While audience members should be aware that due to the time constraints of the Fringe Festival, only act one of the full-length musical is being presented, it is still a thoroughly fulfilling experience and only leaves one that much hungry for more (fingers crossed there are some savvy producers and ADs in the audience).

Wong’s music and lyrics are plucky, sophisticated and gentle, and truly serve to support, communicate, and enhance Tepperman’s narrative – which cannot be said about lesser musical works. Willis’ direction is imaginative and imbues the production with just the right amount of Broadway bravado to be fun, without overshadowing the touching human story at the core of the production.

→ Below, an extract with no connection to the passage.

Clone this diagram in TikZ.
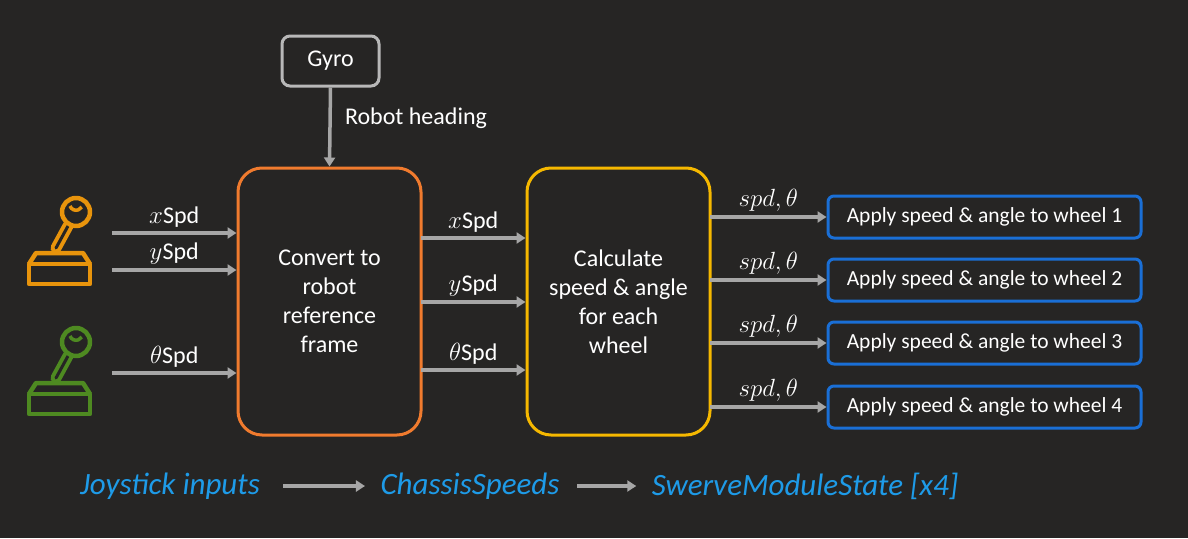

The cast are all a treat to watch; Levinson is charming in the titular role, and Jessica Sherman and Troy Adams both endear as Polly’s parents.


Shadow Kingdom

This imaginative shadow puppet show from the Mochinosha Puppet Company (Daniel Wishes and Seri Yanai) is a treat for children and adults alike. Wishes and Yanai have elevated shadow puppetry to a truly cinematic art form that offers no end of charming and innovative surprises.

In Shadow Kingdom they weave the tale of Minerva, a young girl who doesn’t want to go to sleep but rather stay up and play on her phone all night. When she and her phone are magically transported to the Shadow Kingdom – the realm of sleep – she finds herself caught up in an adventure that invites comparisons to the empowered-child stories at the heart of Hayao Miyazaki’s and Roald Dahl’s work.

Goofy humour, motley and memorable characters, and impressive technical artistry are just three of the reasons not to miss this show. Equally worthy of note are the touching original songs written for the show by composer Elliott Loran.

Also worth mentioning is that the company has a second show in the Fringe; Space Hippo. This reviewer saw it performed in late 2017 and it is just as delightful and fun as Shadow Kingdom. #LizarrrdMaaaaaaan


The Merkin Sisters

Creators/performers Ingrid Hansen and Stephanie Morin-Robert are a couple of weirdos, wonderful fearless weirdos. Thank god we have festivals like the Fringe to give them the platform they deserve – because you sure as hell aren’t going to see this delightfully wacky shit as part of any Mirvish season.

The Merkin Sisters is structured as a series of loosely interconnected abstract vignettes featuring the titular characters; a pair of rivalrous oddball siblings clad in 80s print bathing suits and, for lack of a better term, hair muumuus. Sweater vaginas, a cannibalistic wig, and miniature doppelganger puppets are just some of the physical comedy setpieces making up the show.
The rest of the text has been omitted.